> **Description of the task**:
In your copy, leave out the pictures; write out all the data exactly.

> **Material**:
§
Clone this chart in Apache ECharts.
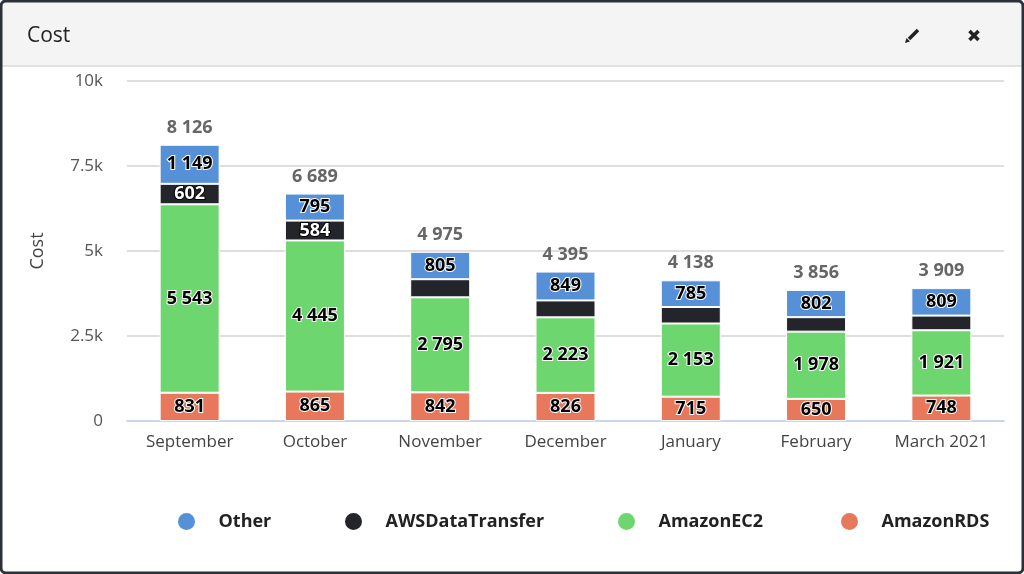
<!DOCTYPE html>
<html>
<head>
<meta charset="utf-8">
<script src="https://cdn.jsdelivr.net/npm/echarts@6/dist/echarts.min.js"></script>
<style>
  html, body { margin: 0; padding: 0; background: #fff; }
  #chart { width: 1024px; height: 574px; }
</style>
</head>
<body>
<div id="chart"></div>
<script>
const months = ['September', 'October', 'November', 'December', 'January', 'February', 'March 2021'];
const amazonRDS = [831, 865, 842, 826, 715, 650, 748];
const amazonEC2 = [5543, 4445, 2795, 2223, 2153, 1978, 1921];
const awsDataTransfer = [602, 584, 533, 497, 485, 426, 431];
const other = [1149, 795, 805, 849, 785, 802, 809];
const totals = [8126, 6689, 4975, 4395, 4138, 3856, 3909];
const yTicks = [0, 2500, 5000, 7500, 10000];
const legendNames = ['Other', 'AWSDataTransfer', 'AmazonEC2', 'AmazonRDS'];

const fontFamily = '"Open Sans", "Noto Sans", sans-serif';

// 8126 -> "8 126"
const fmt = (v) => String(v).replace(/\B(?=(\d{3})+(?!\d))/g, ' ');

const chart = echarts.init(document.getElementById('chart'));

const segLabel = (dark) => ({
  show: true,
  position: 'inside',
  fontFamily: fontFamily,
  fontSize: 18,
  fontWeight: 'bold',
  color: dark ? '#fff' : '#000',
  textBorderColor: dark ? '#000' : '#fff',
  textBorderWidth: 2,
  // small segments get no label
  formatter: (p) => (p.value < 550 ? '' : fmt(p.value)),
});

const stackSeries = (name, data, color, dark) => ({
  name: name,
  type: 'bar',
  stack: 'cost',
  data: data,
  barWidth: 60,
  itemStyle: { color: color, borderColor: '#fff', borderWidth: 1 },
  label: segLabel(dark),
});

// one legend per item so they sit where the reference has them
const legendLefts = [171, 338, 611, 834];
const legends = legendNames.map((name, i) => ({
  data: [name],
  top: 506,
  left: legendLefts[i],
  icon: 'circle',
  itemWidth: 54,
  itemHeight: 19,
  textStyle: { fontSize: 18, fontWeight: 'bold', color: '#222', fontFamily: fontFamily },
}));

const options = {
  animation: false,
  textStyle: { fontFamily: fontFamily },
  graphic: [
    {
      type: 'rect',
      shape: { x: 2, y: 2, width: 1020, height: 63 },
      style: { fill: '#f4f4f4' },
    },
    {
      type: 'rect',
      shape: { x: 2, y: 65, width: 1020, height: 2 },
      style: { fill: '#e2e2e2' },
    },
    {
      type: 'text',
      left: 27,
      top: 26,
      style: { text: 'Cost', font: '21px ' + fontFamily, fill: '#222' },
    },
    // pencil
    {
      type: 'line',
      shape: { x1: 909, y1: 39, x2: 918, y2: 30 },
      style: { stroke: '#222', lineWidth: 3.5 },
    },
    {
      type: 'polygon',
      shape: { points: [[905, 43], [906.5, 38], [910, 41.5]] },
      style: { fill: '#222' },
    },
    // close
    {
      type: 'line',
      shape: { x1: 969.5, y1: 31, x2: 978.5, y2: 40 },
      style: { stroke: '#222', lineWidth: 3.5 },
    },
    {
      type: 'line',
      shape: { x1: 978.5, y1: 31, x2: 969.5, y2: 40 },
      style: { stroke: '#222', lineWidth: 3.5 },
    },
    {
      type: 'rect',
      shape: { x: 1, y: 1, width: 1022, height: 572, r: 5 },
      style: { fill: 'none', stroke: '#2c3038', lineWidth: 3 },
    },
  ],
  grid: { left: 127, right: 20, top: 81, bottom: 153 },
  legend: legends,
  xAxis: {
    type: 'category',
    data: months,
    axisTick: { show: false },
    axisLine: { lineStyle: { color: '#ccd6eb', width: 2 } },
    axisLabel: { color: '#444', fontSize: 17, margin: 13 },
  },
  yAxis: {
    type: 'value',
    name: 'Cost',
    nameLocation: 'middle',
    nameGap: 80,
    nameTextStyle: { fontSize: 18, color: '#444' },
    min: yTicks[0],
    max: yTicks[yTicks.length - 1],
    interval: 2500,
    splitLine: { lineStyle: { color: '#dedede', width: 2 } },
    axisLabel: {
      color: '#555',
      fontSize: 17,
      margin: 24,
      formatter: (v) => (v === 0 ? '0' : v / 1000 + 'k'),
    },
  },
  series: [
    stackSeries('AmazonRDS', amazonRDS, '#e8785c', false),
    stackSeries('AmazonEC2', amazonEC2, '#6ed66e', false),
    stackSeries('AWSDataTransfer', awsDataTransfer, '#23252b', true),
    stackSeries('Other', other, '#5691d8', false),
    {
      // totals shown above each bar
      name: 'Total',
      type: 'bar',
      data: totals,
      barWidth: 60,
      barGap: '-100%',
      z: 1,
      silent: true,
      itemStyle: { color: 'rgba(0,0,0,0)' },
      label: {
        show: true,
        position: 'top',
        distance: 8,
        fontSize: 18,
        fontWeight: 'bold',
        color: '#666',
        formatter: (p) => fmt(p.value),
      },
    },
  ],
};

chart.setOption(options);
</script>
</body>
</html>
§
> **Output for this task**:
Clone this chart in Apache ECharts.
<!DOCTYPE html>
<html>
<head>
<meta charset="utf-8">
<script src="https://cdn.jsdelivr.net/npm/echarts@6/dist/echarts.min.js"></script>
<style>
  html, body { margin: 0; padding: 0; background: #fff; }
  #chart { width: 1024px; height: 574px; }
</style>
</head>
<body>
<div id="chart"></div>
<script>
const months = ['September', 'October', 'November', 'December', 'January', 'February', 'March 2021'];
const amazonRDS = [831, 865, 842, 826, 715, 650, 748];
const amazonEC2 = [5543, 4445, 2795, 2223, 2153, 1978, 1921];
const awsDataTransfer = [602, 584, 533, 497, 485, 426, 431];
const other = [1149, 795, 805, 849, 785, 802, 809];
const totals = [8126, 6689, 4975, 4395, 4138, 3856, 3909];
const yTicks = [0, 2500, 5000, 7500, 10000];
const legendNames = ['Other', 'AWSDataTransfer', 'AmazonEC2', 'AmazonRDS'];

const fontFamily = '"Open Sans", "Noto Sans", sans-serif';

// 8126 -> "8 126"
const fmt = (v) => String(v).replace(/\B(?=(\d{3})+(?!\d))/g, ' ');

const chart = echarts.init(document.getElementById('chart'));

const segLabel = (dark) => ({
  show: true,
  position: 'inside',
  fontFamily: fontFamily,
  fontSize: 18,
  fontWeight: 'bold',
  color: dark ? '#fff' : '#000',
  textBorderColor: dark ? '#000' : '#fff',
  textBorderWidth: 2,
  // small segments get no label
  formatter: (p) => (p.value < 550 ? '' : fmt(p.value)),
});

const stackSeries = (name, data, color, dark) => ({
  name: name,
  type: 'bar',
  stack: 'cost',
  data: data,
  barWidth: 60,
  itemStyle: { color: color, borderColor: '#fff', borderWidth: 1 },
  label: segLabel(dark),
});

// one legend per item so they sit where the reference has them
const legendLefts = [171, 338, 611, 834];
const legends = legendNames.map((name, i) => ({
  data: [name],
  top: 506,
  left: legendLefts[i],
  icon: 'circle',
  itemWidth: 54,
  itemHeight: 19,
  textStyle: { fontSize: 18, fontWeight: 'bold', color: '#222', fontFamily: fontFamily },
}));

const options = {
  animation: false,
  textStyle: { fontFamily: fontFamily },
  graphic: [
    {
      type: 'rect',
      shape: { x: 2, y: 2, width: 1020, height: 63 },
      style: { fill: '#f4f4f4' },
    },
    {
      type: 'rect',
      shape: { x: 2, y: 65, width: 1020, height: 2 },
      style: { fill: '#e2e2e2' },
    },
    {
      type: 'text',
      left: 27,
      top: 26,
      style: { text: 'Cost', font: '21px ' + fontFamily, fill: '#222' },
    },
    // pencil
    {
      type: 'line',
      shape: { x1: 909, y1: 39, x2: 918, y2: 30 },
      style: { stroke: '#222', lineWidth: 3.5 },
    },
    {
      type: 'polygon',
      shape: { points: [[905, 43], [906.5, 38], [910, 41.5]] },
      style: { fill: '#222' },
    },
    // close
    {
      type: 'line',
      shape: { x1: 969.5, y1: 31, x2: 978.5, y2: 40 },
      style: { stroke: '#222', lineWidth: 3.5 },
    },
    {
      type: 'line',
      shape: { x1: 978.5, y1: 31, x2: 969.5, y2: 40 },
      style: { stroke: '#222', lineWidth: 3.5 },
    },
    {
      type: 'rect',
      shape: { x: 1, y: 1, width: 1022, height: 572, r: 5 },
      style: { fill: 'none', stroke: '#2c3038', lineWidth: 3 },
    },
  ],
  grid: { left: 127, right: 20, top: 81, bottom: 153 },
  legend: legends,
  xAxis: {
    type: 'category',
    data: months,
    axisTick: { show: false },
    axisLine: { lineStyle: { color: '#ccd6eb', width: 2 } },
    axisLabel: { color: '#444', fontSize: 17, margin: 13 },
  },
  yAxis: {
    type: 'value',
    name: 'Cost',
    nameLocation: 'middle',
    nameGap: 80,
    nameTextStyle: { fontSize: 18, color: '#444' },
    min: yTicks[0],
    max: yTicks[yTicks.length - 1],
    interval: 2500,
    splitLine: { lineStyle: { color: '#dedede', width: 2 } },
    axisLabel: {
      color: '#555',
      fontSize: 17,
      margin: 24,
      formatter: (v) => (v === 0 ? '0' : v / 1000 + 'k'),
    },
  },
  series: [
    stackSeries('AmazonRDS', amazonRDS, '#e8785c', false),
    stackSeries('AmazonEC2', amazonEC2, '#6ed66e', false),
    stackSeries('AWSDataTransfer', awsDataTransfer, '#23252b', true),
    stackSeries('Other', other, '#5691d8', false),
    {
      // totals shown above each bar
      name: 'Total',
      type: 'bar',
      data: totals,
      barWidth: 60,
      barGap: '-100%',
      z: 1,
      silent: true,
      itemStyle: { color: 'rgba(0,0,0,0)' },
      label: {
        show: true,
        position: 'top',
        distance: 8,
        fontSize: 18,
        fontWeight: 'bold',
        color: '#666',
        formatter: (p) => fmt(p.value),
      },
    },
  ],
};

chart.setOption(options);
</script>
</body>
</html>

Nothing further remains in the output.